Отчасти его намерением в эту первую поездку была попытка остаться в России в Троице-Сергиевой Лавре. Но промысл Божий повернул его судьбу иным образом. Когда он был на приеме у Святейшего Патриарха Алексия I и сообщил о своем желании, Святейший сказал ему: «Отец Софроний, придите завтра, и я дам вам ответ». На следующий день Патриарх сказал ему: «Отец Софроний, я не все могу».

В те годы атмосфера «холодной войны» была особенно ощутимой и о. Софроний не хотел ставить своих родных в опасное положение, поэтому первая встреча его с семьей была исключительно короткой и немногословной.

Во все последующие визиты о. Софроний ездил в Россию как турист, по путевка английской фирмы «Thompson’s Holidays», так как визит по частному приглашению мог поставить под угрозу со стороны советских властей приглашающее лицо. Несмотря на это, контакты с семьей были в эти визиты более продолжительными. Каждый раз, когда о. Софроний приезжал в Москвы, вся семья собиралась у Марии в доме N 9 по ул. Рылеева (ныне — Гагаринский пер.), где и происходили все беседы. Одна из таких бесед была записана на магнитофон в марте 1975 года. В то время о. Софроний мог рассказывать о себе уже более открыто, чем в предыдущие годы.

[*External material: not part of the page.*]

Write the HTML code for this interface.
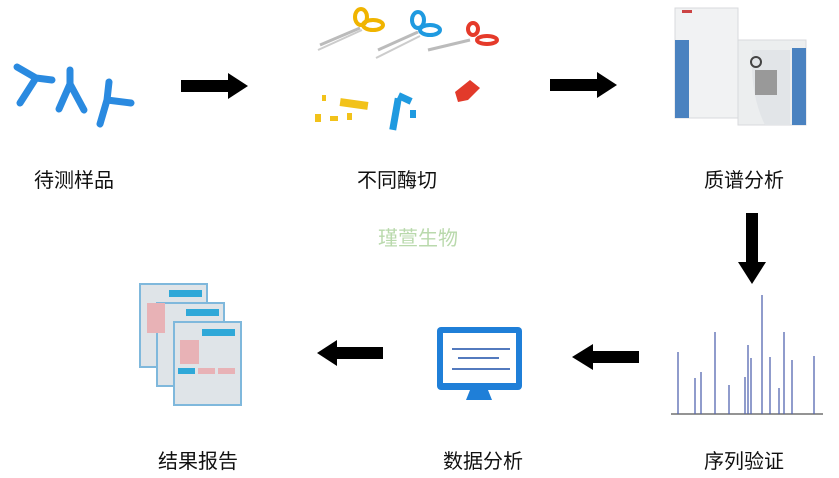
<!DOCTYPE html>
<html><head><meta charset="utf-8"><style>
html,body{margin:0;padding:0;background:#fff;}
svg{display:block;}
text{font-family:"Liberation Sans","Noto Sans CJK SC",sans-serif;}
</style></head><body>
<svg width="839" height="478" viewBox="0 0 839 478" xmlns="http://www.w3.org/2000/svg">
<rect width="839" height="478" fill="#fff"/>
<g stroke="#2a8ae0" stroke-width="7" stroke-linecap="round" fill="none">
<path d="M17 67 L36 78 L52 80 M36 78 L20 103"/>
<path d="M70 70 L70 84 M70 84 L59 109 M70 84 L84 110"/>
<path d="M109 82 L107 100 L100 124 M107 100 L131 103"/>
</g>
<polygon points="181,80 228,80 228,73 248,86 228,99 228,92 181,92" fill="#000"/>
<polygon points="550,79 597,79 597,72 617,85 597,98 597,91 550,91" fill="#000"/>
<polygon points="746,213 758,213 758,262 766,262 752,284 738,262 746,262" fill="#000"/>
<polygon points="383,347 337,347 337,340 317,353 337,366 337,359 383,359" fill="#000"/>
<polygon points="639,351 593,351 593,344 572,357 593,370 593,363 639,363" fill="#000"/>
<g>
<line x1="320" y1="45" x2="360" y2="28" stroke="#bbb" stroke-width="3"/>
<line x1="318" y1="50" x2="362" y2="30" stroke="#ccc" stroke-width="2"/>
<ellipse cx="361" cy="17" rx="6" ry="8" fill="none" stroke="#f0b400" stroke-width="4"/>
<ellipse cx="373" cy="25" rx="10" ry="5" fill="none" stroke="#f0b400" stroke-width="4"/>
<line x1="378" y1="50" x2="418" y2="32" stroke="#bbb" stroke-width="3"/>
<line x1="376" y1="58" x2="420" y2="36" stroke="#ccc" stroke-width="2"/>
<ellipse cx="418" cy="20" rx="6" ry="8" fill="none" stroke="#1f9ae0" stroke-width="4"/>
<ellipse cx="430" cy="30" rx="10" ry="5" fill="none" stroke="#1f9ae0" stroke-width="4"/>
<line x1="428" y1="50" x2="470" y2="40" stroke="#bbb" stroke-width="3"/>
<ellipse cx="473" cy="29" rx="5" ry="6" fill="none" stroke="#e53a2a" stroke-width="4"/>
<ellipse cx="487" cy="40" rx="10" ry="4" fill="none" stroke="#e53a2a" stroke-width="4"/>
</g>
<g fill="#f2c21a">
<rect x="340" y="100" width="28" height="8" transform="rotate(8 354 104)"/>
<rect x="322" y="95" width="4" height="6"/><rect x="315" y="114" width="6" height="8"/>
<rect x="330" y="116" width="8" height="5"/><rect x="347" y="113" width="5" height="7"/>
</g>
<g fill="#1f9ae0"><rect x="392" y="98" width="7" height="32" transform="rotate(10 395 114)"/><rect x="398" y="95" width="14" height="7" transform="rotate(25 405 98)"/><rect x="410" y="110" width="6" height="8"/></g>
<path d="M455 92 L470 80 L480 88 L468 100 L458 102 Z" fill="#e23a2a"/>
<rect x="675" y="8" width="63" height="110" fill="#f1f2f3" stroke="#d8dadc"/>
<rect x="675" y="40" width="14" height="78" fill="#4a82c0"/>
<rect x="738" y="40" width="68" height="85" fill="#eceeef" stroke="#d8dadc"/>
<rect x="792" y="48" width="14" height="77" fill="#4a82c0"/>
<path d="M752 50 L790 50 L790 125 L765 125 Q750 95 752 50Z" fill="#e2e5e8"/>
<rect x="755" y="70" width="22" height="25" fill="#999"/>
<circle cx="756" cy="62" r="5" fill="none" stroke="#444" stroke-width="2"/>
<rect x="682" y="10" width="10" height="3" fill="#c44"/>
<line x1="671" y1="414" x2="823" y2="414" stroke="#555" stroke-width="1.2"/>
<g stroke="#5566b0" stroke-width="1.3">
<line x1="678" y1="414" x2="678" y2="352"/><line x1="695" y1="414" x2="695" y2="378"/>
<line x1="701" y1="414" x2="701" y2="372"/><line x1="715" y1="414" x2="715" y2="332"/>
<line x1="729" y1="414" x2="729" y2="385"/><line x1="745" y1="414" x2="745" y2="377"/>
<line x1="748" y1="414" x2="748" y2="345"/><line x1="751" y1="414" x2="751" y2="358"/>
<line x1="762" y1="414" x2="762" y2="295"/><line x1="770" y1="414" x2="770" y2="357"/>
<line x1="779" y1="414" x2="779" y2="388"/><line x1="784" y1="414" x2="784" y2="332"/>
<line x1="792" y1="414" x2="792" y2="360"/><line x1="814" y1="414" x2="814" y2="356"/>
</g>
<rect x="437" y="327" width="85" height="63" rx="4" fill="#1f7fd8"/>
<rect x="443" y="333" width="73" height="50" fill="#fff"/>
<path d="M470 390 L488 390 L492 400 L466 400Z" fill="#1f7fd8"/>
<g stroke="#1a4fa8" stroke-width="1.5"><line x1="452" y1="349" x2="510" y2="349"/><line x1="458" y1="358" x2="499" y2="358"/><line x1="452" y1="369" x2="510" y2="369"/></g>
<g>
<rect x="140" y="284" width="67" height="83" fill="#dfe4e8" stroke="#7fb8dc" stroke-width="2"/>
<rect x="169" y="290" width="33" height="7" fill="#2fa8d8"/>
<rect x="157" y="303" width="67" height="83" fill="#dfe4e8" stroke="#7fb8dc" stroke-width="2"/>
<rect x="186" y="309" width="33" height="7" fill="#2fa8d8"/>
<rect x="174" y="322" width="67" height="83" fill="#dfe4e8" stroke="#7fb8dc" stroke-width="2"/>
<rect x="202" y="329" width="33" height="7" fill="#2fa8d8"/>
<rect x="147" y="303" width="18" height="30" fill="#e8b2b6"/>
<rect x="180" y="340" width="19" height="24" fill="#e8b2b6"/>
<rect x="178" y="368" width="17" height="6" fill="#2fa8d8"/>
<rect x="198" y="368" width="17" height="6" fill="#e8b2b6"/>
<rect x="218" y="368" width="17" height="6" fill="#e8b2b6"/>
</g>
<text x="418" y="245" font-size="20" fill="#a8d098" text-anchor="middle" font-family="'Noto Serif CJK SC',serif" opacity="0.8">瑾萱生物</text>
<g font-size="20" fill="#111" text-anchor="middle">
<text x="74" y="187">待测样品</text>
<text x="397" y="187">不同酶切</text>
<text x="744" y="187">质谱分析</text>
<text x="198" y="468">结果报告</text>
<text x="483" y="468">数据分析</text>
<text x="744" y="468">序列验证</text>
</g>
</svg>
</body></html>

Всякий раз, когда речь идет о публикации чьей бы то ни было личной переписки или беседы, перед издателем возникает этический вопрос — как и на каких моральных основаниях он может представить на суд множества людей то, что было интимным. Публикуя же эти письма и беседы, мы имели в виду слова о. Софрония, адресованные Марии: «И да будет с Тобою милость Бога Любви всегда соприсутствующею! И да делишься Ты тем, что Тебе посылает Бог, с другими, готовыми и даже жаждущими принять спасение» (13).


Примечания

1. Письмо к Марии от 20 апреля 1976 г. С. 134.

2. Письмо к Марии от 19 июня 1986 г. С. 147.

3. Письмо к Марии от 28 ноября 1972 г. С. 123.

4. Письмо к Марии от 27 апреля 1968 г. С. 95.

5. Письмо к Марии от 28 ноября 1972 г. С 122.

6. Письмо к Марии от 27 апреля 1968 г. С. 95.

7. Письмо Марии от 29 сентября 1966 г.

8. Письмо Марии от 10 октября 1966 г.

9. См. «Беседу с семьей». С. 14-15.

10. Там же. С. 17.

11. Письмо к Марии от 31 марта 1977 г. С. 138.

12. Шура не была замужем. Мария же незадолго до начала переписки с о. Софронием похоронила мужа.

13. Письмо к Марии от 31 марта 1977 г. С. 139.